In the end, the case for giving trustees real visibility comes down to a simple principle: people govern better when they can see what they are governing. A board that operates in the dark, reliant on anecdote and impression, makes worse decisions, is more vulnerable to manipulation by the loudest voices, and cannot demonstrate that it acted properly. A board that can see the estate’s operations clearly makes better decisions, treats residents more fairly, and can stand behind its choices with evidence. The visibility a platform provides is not a luxury that makes governance more comfortable; it is a foundation that makes governance more competent. For communities that entrust their security, their money and their wellbeing to volunteer boards, equipping those boards to see clearly is among the most consequential improvements a management platform can deliver, because it raises the quality of every decision that follows. And because trustees serve for limited terms before handing on, the visibility a platform provides also preserves institutional knowledge across changes in the board, so that each incoming group of trustees inherits a clear, documented picture rather than starting over in the dark. Continuity of understanding, as much as clarity in the moment, is part of what good visibility delivers to a community governed by rotating volunteers.

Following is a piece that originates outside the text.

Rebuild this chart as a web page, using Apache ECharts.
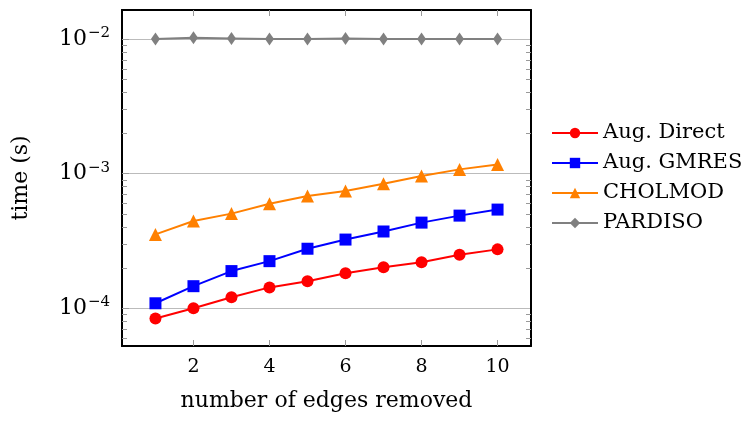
<!DOCTYPE html>
<html>
<head>
<meta charset="utf-8">
<script src="https://cdn.jsdelivr.net/npm/echarts@6/dist/echarts.min.js"></script>
<style>
  html, body { margin: 0; padding: 0; background: #fff; }
  #main { width: 752px; height: 422px; }
</style>
</head>
<body>
<div id="main"></div>
<script>
// values
const edgesRemoved = [1, 2, 3, 4, 5, 6, 7, 8, 9, 10]
const augDirect = [8.4e-5, 1.0e-4, 1.21e-4, 1.43e-4, 1.59e-4, 1.82e-4, 2.02e-4, 2.2e-4, 2.5e-4, 2.74e-4]
const augGmres = [1.09e-4, 1.46e-4, 1.89e-4, 2.24e-4, 2.77e-4, 3.24e-4, 3.72e-4, 4.33e-4, 4.88e-4, 5.41e-4]
const cholmod = [3.54e-4, 4.45e-4, 5.05e-4, 5.98e-4, 6.82e-4, 7.43e-4, 8.43e-4, 9.6e-4, 1.076e-3, 1.17e-3]
const pardiso = [0.0100, 0.0102, 0.0101, 0.0100, 0.0100, 0.0101, 0.0100, 0.0100, 0.0100, 0.0100]

const xTicks = [2, 4, 6, 8, 10]
const yMajor = [1e-4, 1e-3, 1e-2]
const yMinor = []
for (let e = -5; e <= -2; e++) {
  for (let m = 2; m <= 9; m++) yMinor.push(m * Math.pow(10, e))
}

const font = 'DejaVu Serif'
const tickStyle = { color: '#999', width: 1 }
const frame = { show: true, onZero: false, lineStyle: { color: '#000', width: 2 } }

function pair(xs, ys) {
  return xs.map((x, i) => [x, ys[i]])
}

const chart = echarts.init(document.getElementById('main'))

const xBase = {
  type: 'value',
  min: 0.12,
  max: 10.88,
  axisLine: frame,
  axisTick: { show: true, inside: true, length: 6, lineStyle: tickStyle, customValues: xTicks },
  splitLine: { show: false }
}

// log y axis; several copies share the scale, one for labels/grid, others for minor ticks
function yAxisCopy(extra) {
  return Object.assign({
    type: 'log',
    min: 5.25e-5,
    max: 0.01642,
    axisLine: frame,
    axisTick: { show: true, inside: true, length: 5, lineStyle: tickStyle, customValues: yMinor },
    axisLabel: { show: false },
    splitLine: { show: false },
    minorTick: { show: false }
  }, extra)
}

chart.setOption({
  animation: false,
  textStyle: { fontFamily: font },
  grid: { left: 122, top: 10, width: 409, height: 336, containLabel: false },
  legend: {
    orient: 'vertical',
    left: 546,
    top: 117,
    itemWidth: 46,
    itemHeight: 13,
    itemGap: 8,
    textStyle: { fontFamily: font, fontSize: 21, lineHeight: 22, color: '#000' },
    data: ['Aug. Direct', 'Aug. GMRES', 'CHOLMOD', 'PARDISO']
  },
  xAxis: [
    Object.assign({}, xBase, {
      position: 'bottom',
      name: 'number of edges removed',
      nameLocation: 'middle',
      nameGap: 44,
      nameTextStyle: { fontFamily: font, fontSize: 22, color: '#000' },
      axisLabel: { show: true, customValues: xTicks, margin: 12, fontFamily: font, fontSize: 19, color: '#000' }
    }),
    Object.assign({}, xBase, {
      position: 'top',
      axisLabel: { show: false }
    })
  ],
  yAxis: [
    yAxisCopy({
      position: 'left',
      name: 'time (s)',
      nameLocation: 'middle',
      nameGap: 90,
      nameTextStyle: { fontFamily: font, fontSize: 22, color: '#000' },
      axisTick: { show: true, inside: true, length: 7, lineStyle: tickStyle, customValues: yMajor },
      splitLine: { show: true, lineStyle: { color: '#bbb', width: 1 } },
      axisLabel: {
        show: true,
        customValues: yMajor,
        margin: 12,
        formatter: function (v) {
          return '{b|10}{s|−' + Math.round(-Math.log10(v)) + '}'
        },
        rich: {
          b: { fontFamily: font, fontSize: 22, color: '#000' },
          s: { fontFamily: font, fontSize: 15, color: '#000', padding: [0, 0, 12, 1] }
        }
      }
    }),
    yAxisCopy({ position: 'left' }),
    yAxisCopy({ position: 'right' })
  ],
  series: [
    {
      name: 'Aug. Direct', type: 'line', data: pair(edgesRemoved, augDirect),
      symbol: 'circle', symbolSize: 12,
      itemStyle: { color: '#ff0000' }, lineStyle: { color: '#ff0000', width: 2 }
    },
    {
      name: 'Aug. GMRES', type: 'line', data: pair(edgesRemoved, augGmres),
      symbol: 'rect', symbolSize: 12,
      itemStyle: { color: '#0000ff' }, lineStyle: { color: '#0000ff', width: 2 }
    },
    {
      name: 'CHOLMOD', type: 'line', data: pair(edgesRemoved, cholmod),
      symbol: 'triangle', symbolSize: 13,
      itemStyle: { color: '#ff8000' }, lineStyle: { color: '#ff8000', width: 2 }
    },
    {
      name: 'PARDISO', type: 'line', data: pair(edgesRemoved, pardiso),
      symbol: 'diamond', symbolSize: [9, 13],
      itemStyle: { color: '#808080' }, lineStyle: { color: '#808080', width: 2 }
    }
  ]
})
</script>
</body>
</html>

Trusteeship is a serious responsibility undertaken, in most estates, by residents giving their time voluntarily. They deserve tools that make that responsibility manageable and that let them govern on the basis of evidence. Giving trustees real visibility over community operations is one of the most valuable things a management platform can do, because it improves the quality of every decision the board makes and strengthens the trust on which the whole community depends.
Frequently Asked Questions
What can trustees see on the Aregnum dashboard?
The web dashboard gives trustees and management oversight of access events, visitor entries, maintenance requests and resident communications, all captured as a normal part of using the platform, so the board can govern on the basis of evidence.
Do trustees need technical skills to use the platform?
No. The dashboard is designed to surface relevant information clearly so trustees can get the picture they need quickly. It is built for oversight rather than requiring technical expertise.
Can the platform help us prepare for the annual general meeting?
Yes. Because operations are recorded as they happen, the data needed for reporting, such as maintenance resolution and visitor volumes, already exists, rather than having to be assembled from scattered sources before each meeting.
Does giving trustees visibility compromise resident privacy?
Aregnum is designed so that management and trustees see the operational oversight they need for governance, while residents interact through their own app. Access to information is structured around the appropriate role.